**Provided data:**
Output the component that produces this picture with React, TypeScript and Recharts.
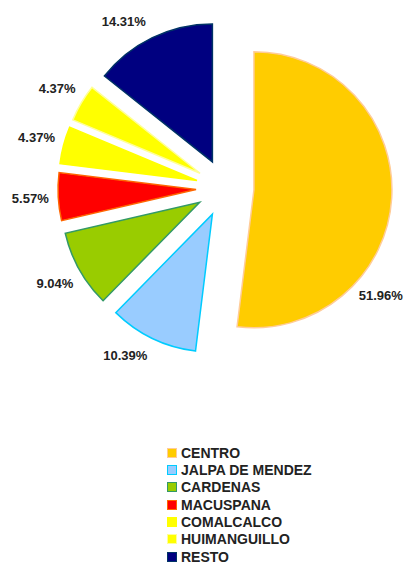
import React from 'react';
import { PieChart, Pie, Cell, Sector, Legend } from 'recharts';

// municipalities and their share (%)
const names = ['CENTRO', 'JALPA DE MENDEZ', 'CARDENAS', 'MACUSPANA', 'COMALCALCO', 'HUIMANGUILLO', 'RESTO'];
const shares = [51.96, 10.39, 9.04, 5.57, 4.37, 4.37, 14.31];
const fills = ['#FFCC00', '#99CCFF', '#99CC00', '#FF0000', '#FFFF00', '#FFFF00', '#000080'];
const strokes = ['#FFCC99', '#00CCFF', '#339966', '#FF6600', '#FFFF00', '#FFFF99', '#003366'];

const data = names.map((name, i) => ({ name, value: shares[i] }));

const RAD = Math.PI / 180;
const EXPLODE = 29;
const FONT = '"Liberation Sans", Arial, sans-serif';
// small angle tweaks so labels sit where the original put them
const LABEL_NUDGE = [-31, -5, 0, 0, 0, 0, 5.5];

// push each slice out along its bisector
const ExplodedSlice = (props: any) => {
  const { cx, cy, midAngle } = props;
  const dx = EXPLODE * Math.cos(-midAngle * RAD);
  const dy = EXPLODE * Math.sin(-midAngle * RAD);
  return <Sector {...props} cx={cx + dx} cy={cy + dy} />;
};

const renderLabel = (props: any) => {
  const { cx, cy, midAngle, value, index } = props;
  const angle = midAngle + (LABEL_NUDGE[index] || 0);
  const r = index === 0 ? 189 : 195;
  const x = cx + r * Math.cos(-angle * RAD);
  const y = cy + r * Math.sin(-angle * RAD);
  return (
    <text
      x={x}
      y={y}
      textAnchor="middle"
      dominantBaseline="central"
      fill="#222"
      fontFamily={FONT}
      fontWeight="bold"
      fontSize={13}
    >
      {`${value.toFixed(2)}%`}
    </text>
  );
};

const renderLegend = () => (
  <div style={{ fontFamily: FONT, fontWeight: 'bold', fontSize: 14, color: '#222' }}>
    {names.map((name, i) => (
      <div key={name} style={{ display: 'flex', alignItems: 'center', height: 17.33 }}>
        <span
          style={{
            display: 'inline-block',
            width: 8,
            height: 8,
            background: fills[i],
            border: `1.5px solid ${strokes[i]}`,
            marginRight: 4,
          }}
        />
        <span>{name}</span>
      </div>
    ))}
  </div>
);

export default function App() {
  return (
    <div style={{ position: 'absolute', left: 0, top: 0, background: '#fff' }}>
      <PieChart width={407} height={566} margin={{ top: 0, right: 0, bottom: 0, left: 0 }}>
        <Pie
          data={data}
          dataKey="value"
          nameKey="name"
          cx={225}
          cy={188}
          outerRadius={138}
          startAngle={90}
          endAngle={-270}
          shape={ExplodedSlice}
          label={renderLabel}
          labelLine={false}
          strokeWidth={1.5}
          isAnimationActive={false}
        >
          {data.map((d, i) => (
            <Cell key={d.name} fill={fills[i]} stroke={strokes[i]} />
          ))}
        </Pie>
        <Legend
          content={renderLegend}
          wrapperStyle={{ position: 'absolute', left: 167, top: 444, width: 220 }}
        />
      </PieChart>
    </div>
  );
}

**Objective:** Return to the listing above and set it down exactly, leaving out its pictures.

**Completed task:**
Output the component that produces this picture with React, TypeScript and Recharts.
import React from 'react';
import { PieChart, Pie, Cell, Sector, Legend } from 'recharts';

// municipalities and their share (%)
const names = ['CENTRO', 'JALPA DE MENDEZ', 'CARDENAS', 'MACUSPANA', 'COMALCALCO', 'HUIMANGUILLO', 'RESTO'];
const shares = [51.96, 10.39, 9.04, 5.57, 4.37, 4.37, 14.31];
const fills = ['#FFCC00', '#99CCFF', '#99CC00', '#FF0000', '#FFFF00', '#FFFF00', '#000080'];
const strokes = ['#FFCC99', '#00CCFF', '#339966', '#FF6600', '#FFFF00', '#FFFF99', '#003366'];

const data = names.map((name, i) => ({ name, value: shares[i] }));

const RAD = Math.PI / 180;
const EXPLODE = 29;
const FONT = '"Liberation Sans", Arial, sans-serif';
// small angle tweaks so labels sit where the original put them
const LABEL_NUDGE = [-31, -5, 0, 0, 0, 0, 5.5];

// push each slice out along its bisector
const ExplodedSlice = (props: any) => {
  const { cx, cy, midAngle } = props;
  const dx = EXPLODE * Math.cos(-midAngle * RAD);
  const dy = EXPLODE * Math.sin(-midAngle * RAD);
  return <Sector {...props} cx={cx + dx} cy={cy + dy} />;
};

const renderLabel = (props: any) => {
  const { cx, cy, midAngle, value, index } = props;
  const angle = midAngle + (LABEL_NUDGE[index] || 0);
  const r = index === 0 ? 189 : 195;
  const x = cx + r * Math.cos(-angle * RAD);
  const y = cy + r * Math.sin(-angle * RAD);
  return (
    <text
      x={x}
      y={y}
      textAnchor="middle"
      dominantBaseline="central"
      fill="#222"
      fontFamily={FONT}
      fontWeight="bold"
      fontSize={13}
    >
      {`${value.toFixed(2)}%`}
    </text>
  );
};

const renderLegend = () => (
  <div style={{ fontFamily: FONT, fontWeight: 'bold', fontSize: 14, color: '#222' }}>
    {names.map((name, i) => (
      <div key={name} style={{ display: 'flex', alignItems: 'center', height: 17.33 }}>
        <span
          style={{
            display: 'inline-block',
            width: 8,
            height: 8,
            background: fills[i],
            border: `1.5px solid ${strokes[i]}`,
            marginRight: 4,
          }}
        />
        <span>{name}</span>
      </div>
    ))}
  </div>
);

export default function App() {
  return (
    <div style={{ position: 'absolute', left: 0, top: 0, background: '#fff' }}>
      <PieChart width={407} height={566} margin={{ top: 0, right: 0, bottom: 0, left: 0 }}>
        <Pie
          data={data}
          dataKey="value"
          nameKey="name"
          cx={225}
          cy={188}
          outerRadius={138}
          startAngle={90}
          endAngle={-270}
          shape={ExplodedSlice}
          label={renderLabel}
          labelLine={false}
          strokeWidth={1.5}
          isAnimationActive={false}
        >
          {data.map((d, i) => (
            <Cell key={d.name} fill={fills[i]} stroke={strokes[i]} />
          ))}
        </Pie>
        <Legend
          content={renderLegend}
          wrapperStyle={{ position: 'absolute', left: 167, top: 444, width: 220 }}
        />
      </PieChart>
    </div>
  );
}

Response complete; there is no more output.